SHORT TASK
From the line with "Clone this chart in Bokeh." to the line with "Y0 = Y_TOP - (MAIN_H - TOP_PAD) / PX_PER_UNIT", both included, repeat each line exactly and leave out the pictures.

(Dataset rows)

==*==

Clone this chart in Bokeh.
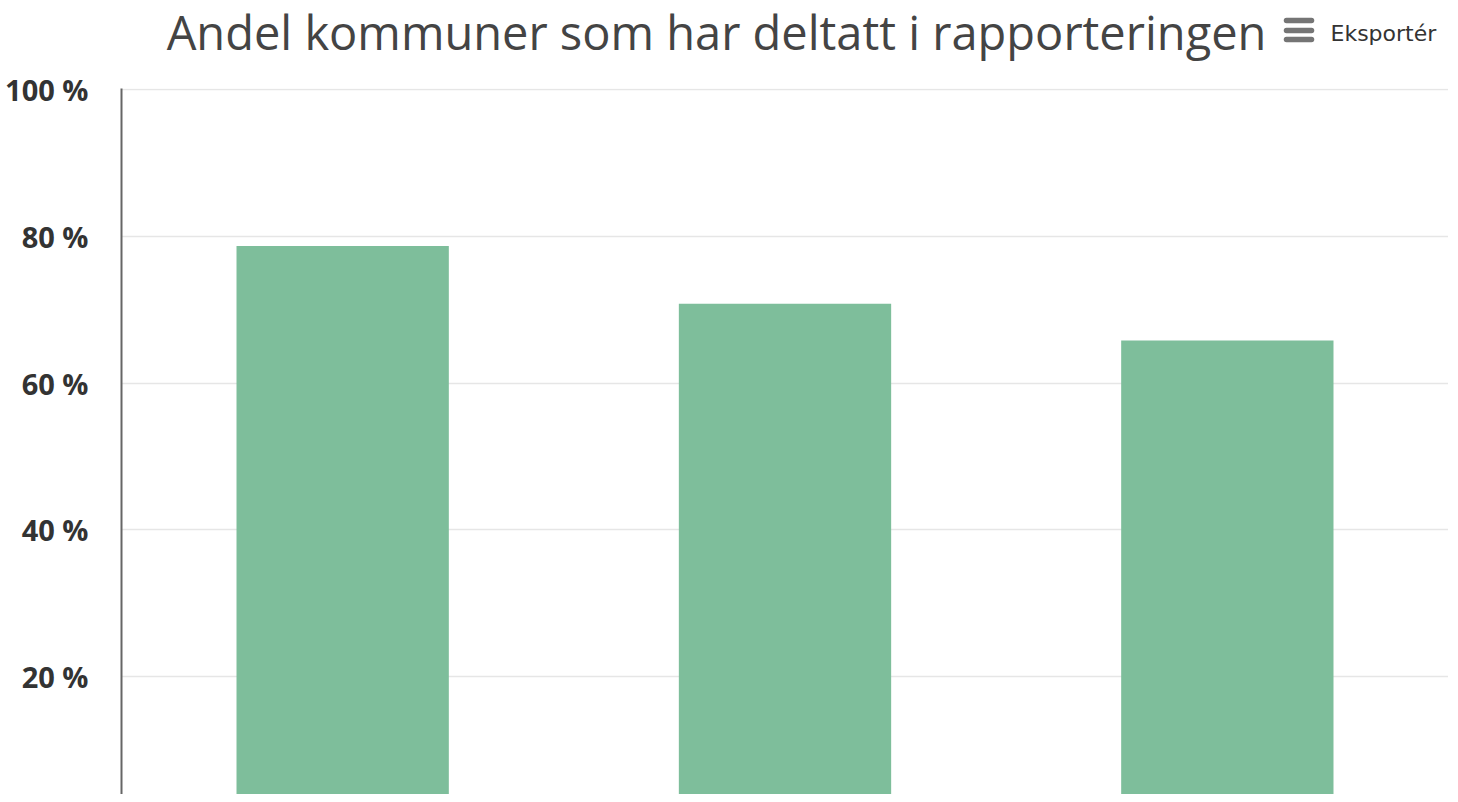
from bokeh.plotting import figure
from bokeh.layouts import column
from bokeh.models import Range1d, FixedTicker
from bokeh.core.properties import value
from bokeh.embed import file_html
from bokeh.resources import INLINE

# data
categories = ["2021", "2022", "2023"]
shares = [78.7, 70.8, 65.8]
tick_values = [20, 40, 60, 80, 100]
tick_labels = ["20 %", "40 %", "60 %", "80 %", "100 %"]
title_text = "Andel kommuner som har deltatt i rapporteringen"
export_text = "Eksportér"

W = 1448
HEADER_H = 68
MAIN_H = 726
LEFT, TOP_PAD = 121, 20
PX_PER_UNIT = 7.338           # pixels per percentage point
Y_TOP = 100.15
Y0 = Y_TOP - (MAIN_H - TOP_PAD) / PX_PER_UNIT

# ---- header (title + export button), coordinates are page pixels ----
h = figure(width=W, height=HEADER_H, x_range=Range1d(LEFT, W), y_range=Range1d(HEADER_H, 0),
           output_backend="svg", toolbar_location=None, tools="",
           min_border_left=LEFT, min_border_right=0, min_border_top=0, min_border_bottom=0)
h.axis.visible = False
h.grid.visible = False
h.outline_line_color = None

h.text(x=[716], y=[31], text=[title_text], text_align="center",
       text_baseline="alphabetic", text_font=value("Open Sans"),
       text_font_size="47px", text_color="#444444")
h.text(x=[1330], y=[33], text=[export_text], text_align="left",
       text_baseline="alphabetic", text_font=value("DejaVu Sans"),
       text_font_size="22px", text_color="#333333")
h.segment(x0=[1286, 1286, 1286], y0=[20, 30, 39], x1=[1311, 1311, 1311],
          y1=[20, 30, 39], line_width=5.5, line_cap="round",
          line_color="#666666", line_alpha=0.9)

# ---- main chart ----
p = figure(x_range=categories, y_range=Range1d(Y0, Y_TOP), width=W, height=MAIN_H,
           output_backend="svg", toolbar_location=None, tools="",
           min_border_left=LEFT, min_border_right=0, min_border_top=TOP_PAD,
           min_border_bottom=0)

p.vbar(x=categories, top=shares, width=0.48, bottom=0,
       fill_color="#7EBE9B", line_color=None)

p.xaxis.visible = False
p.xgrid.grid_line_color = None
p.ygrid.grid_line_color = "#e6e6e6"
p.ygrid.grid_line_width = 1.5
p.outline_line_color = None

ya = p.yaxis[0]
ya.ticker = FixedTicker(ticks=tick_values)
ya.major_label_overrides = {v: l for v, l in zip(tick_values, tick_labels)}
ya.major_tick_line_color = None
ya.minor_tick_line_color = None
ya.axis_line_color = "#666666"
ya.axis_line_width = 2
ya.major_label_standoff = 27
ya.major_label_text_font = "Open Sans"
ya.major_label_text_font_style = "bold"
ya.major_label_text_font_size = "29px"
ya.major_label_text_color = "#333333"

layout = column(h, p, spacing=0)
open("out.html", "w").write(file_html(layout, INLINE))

==*==

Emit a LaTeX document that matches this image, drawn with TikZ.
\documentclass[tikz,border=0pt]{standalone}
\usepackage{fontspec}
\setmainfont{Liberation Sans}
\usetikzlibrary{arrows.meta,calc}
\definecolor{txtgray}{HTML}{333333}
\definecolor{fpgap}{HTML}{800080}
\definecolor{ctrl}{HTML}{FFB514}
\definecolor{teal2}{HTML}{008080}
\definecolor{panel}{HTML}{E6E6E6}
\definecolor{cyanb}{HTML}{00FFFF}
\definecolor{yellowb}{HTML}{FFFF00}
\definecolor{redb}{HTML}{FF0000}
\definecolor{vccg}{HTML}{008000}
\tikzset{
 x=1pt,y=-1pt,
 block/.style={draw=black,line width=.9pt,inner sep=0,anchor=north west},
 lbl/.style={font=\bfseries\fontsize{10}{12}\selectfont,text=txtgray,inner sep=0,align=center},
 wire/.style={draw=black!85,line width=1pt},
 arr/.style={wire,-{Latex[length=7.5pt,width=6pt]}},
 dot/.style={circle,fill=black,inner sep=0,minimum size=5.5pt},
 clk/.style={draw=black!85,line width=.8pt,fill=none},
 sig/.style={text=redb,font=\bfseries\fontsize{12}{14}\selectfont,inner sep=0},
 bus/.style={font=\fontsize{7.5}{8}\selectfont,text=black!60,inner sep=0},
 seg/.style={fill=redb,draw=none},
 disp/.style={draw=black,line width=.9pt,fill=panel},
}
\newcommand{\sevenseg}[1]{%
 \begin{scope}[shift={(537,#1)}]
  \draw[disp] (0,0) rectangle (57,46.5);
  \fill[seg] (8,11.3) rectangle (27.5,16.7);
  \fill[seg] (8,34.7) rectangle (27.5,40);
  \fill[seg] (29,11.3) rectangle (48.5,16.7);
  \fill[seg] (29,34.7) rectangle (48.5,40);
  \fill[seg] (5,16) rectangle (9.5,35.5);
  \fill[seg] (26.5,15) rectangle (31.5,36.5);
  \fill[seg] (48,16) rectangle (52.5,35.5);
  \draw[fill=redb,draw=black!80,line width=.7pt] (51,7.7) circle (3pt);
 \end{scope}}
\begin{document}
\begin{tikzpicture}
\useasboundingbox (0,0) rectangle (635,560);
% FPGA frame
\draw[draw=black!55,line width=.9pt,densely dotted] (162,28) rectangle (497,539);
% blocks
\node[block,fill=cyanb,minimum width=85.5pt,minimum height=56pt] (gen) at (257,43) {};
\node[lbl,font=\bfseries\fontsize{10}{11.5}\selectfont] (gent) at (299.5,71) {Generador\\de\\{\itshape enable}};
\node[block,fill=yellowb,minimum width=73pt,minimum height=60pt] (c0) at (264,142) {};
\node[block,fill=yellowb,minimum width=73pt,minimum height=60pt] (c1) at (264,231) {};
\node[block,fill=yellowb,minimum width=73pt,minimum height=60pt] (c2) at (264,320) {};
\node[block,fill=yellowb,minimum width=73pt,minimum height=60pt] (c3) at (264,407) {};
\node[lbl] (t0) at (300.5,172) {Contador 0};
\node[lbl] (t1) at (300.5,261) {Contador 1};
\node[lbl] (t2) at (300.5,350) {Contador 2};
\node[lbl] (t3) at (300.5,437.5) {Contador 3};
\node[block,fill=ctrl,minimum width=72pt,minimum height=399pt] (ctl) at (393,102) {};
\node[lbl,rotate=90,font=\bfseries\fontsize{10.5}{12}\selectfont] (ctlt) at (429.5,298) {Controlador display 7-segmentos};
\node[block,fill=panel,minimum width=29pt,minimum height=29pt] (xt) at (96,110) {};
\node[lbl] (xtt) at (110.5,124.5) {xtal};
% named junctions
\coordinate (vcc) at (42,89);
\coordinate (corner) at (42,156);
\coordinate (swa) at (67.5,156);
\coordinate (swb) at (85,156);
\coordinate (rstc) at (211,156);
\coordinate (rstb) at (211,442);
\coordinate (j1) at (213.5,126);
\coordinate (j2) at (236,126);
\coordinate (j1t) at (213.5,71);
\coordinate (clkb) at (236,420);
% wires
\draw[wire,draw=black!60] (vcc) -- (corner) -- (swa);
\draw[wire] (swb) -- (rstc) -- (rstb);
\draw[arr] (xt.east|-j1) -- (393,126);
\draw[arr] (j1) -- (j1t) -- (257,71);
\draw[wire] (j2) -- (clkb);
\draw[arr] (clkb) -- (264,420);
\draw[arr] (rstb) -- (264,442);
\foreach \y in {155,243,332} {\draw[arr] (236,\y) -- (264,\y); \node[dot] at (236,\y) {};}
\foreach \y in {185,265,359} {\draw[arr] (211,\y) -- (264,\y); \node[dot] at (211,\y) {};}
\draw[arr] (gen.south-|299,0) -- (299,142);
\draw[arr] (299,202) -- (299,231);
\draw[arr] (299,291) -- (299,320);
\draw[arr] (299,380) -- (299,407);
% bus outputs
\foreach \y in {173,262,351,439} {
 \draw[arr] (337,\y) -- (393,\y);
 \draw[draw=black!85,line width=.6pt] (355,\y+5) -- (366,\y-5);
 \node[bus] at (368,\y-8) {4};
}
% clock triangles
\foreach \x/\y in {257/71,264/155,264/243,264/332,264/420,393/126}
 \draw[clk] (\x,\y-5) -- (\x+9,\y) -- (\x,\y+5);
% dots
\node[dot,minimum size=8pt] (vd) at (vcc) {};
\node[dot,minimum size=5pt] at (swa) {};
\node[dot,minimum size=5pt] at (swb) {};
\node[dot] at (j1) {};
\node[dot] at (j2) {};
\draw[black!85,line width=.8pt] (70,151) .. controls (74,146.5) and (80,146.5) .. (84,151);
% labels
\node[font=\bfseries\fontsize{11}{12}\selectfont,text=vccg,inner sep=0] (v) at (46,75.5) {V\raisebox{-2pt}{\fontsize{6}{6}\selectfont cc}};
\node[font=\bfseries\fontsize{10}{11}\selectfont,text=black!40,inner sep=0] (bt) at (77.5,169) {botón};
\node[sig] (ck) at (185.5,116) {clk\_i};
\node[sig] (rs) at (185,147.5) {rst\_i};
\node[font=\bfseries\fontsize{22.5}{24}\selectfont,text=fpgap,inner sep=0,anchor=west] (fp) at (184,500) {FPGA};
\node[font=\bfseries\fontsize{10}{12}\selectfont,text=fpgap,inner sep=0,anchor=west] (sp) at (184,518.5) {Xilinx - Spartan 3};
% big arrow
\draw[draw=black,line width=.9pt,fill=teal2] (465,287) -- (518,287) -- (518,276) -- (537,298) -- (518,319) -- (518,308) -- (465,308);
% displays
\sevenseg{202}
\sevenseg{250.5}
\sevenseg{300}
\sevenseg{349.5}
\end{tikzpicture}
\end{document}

==*==

REPLY
Clone this chart in Bokeh.
from bokeh.plotting import figure
from bokeh.layouts import column
from bokeh.models import Range1d, FixedTicker
from bokeh.core.properties import value
from bokeh.embed import file_html
from bokeh.resources import INLINE

# data
categories = ["2021", "2022", "2023"]
shares = [78.7, 70.8, 65.8]
tick_values = [20, 40, 60, 80, 100]
tick_labels = ["20 %", "40 %", "60 %", "80 %", "100 %"]
title_text = "Andel kommuner som har deltatt i rapporteringen"
export_text = "Eksportér"

W = 1448
HEADER_H = 68
MAIN_H = 726
LEFT, TOP_PAD = 121, 20
PX_PER_UNIT = 7.338           # pixels per percentage point
Y_TOP = 100.15
Y0 = Y_TOP - (MAIN_H - TOP_PAD) / PX_PER_UNIT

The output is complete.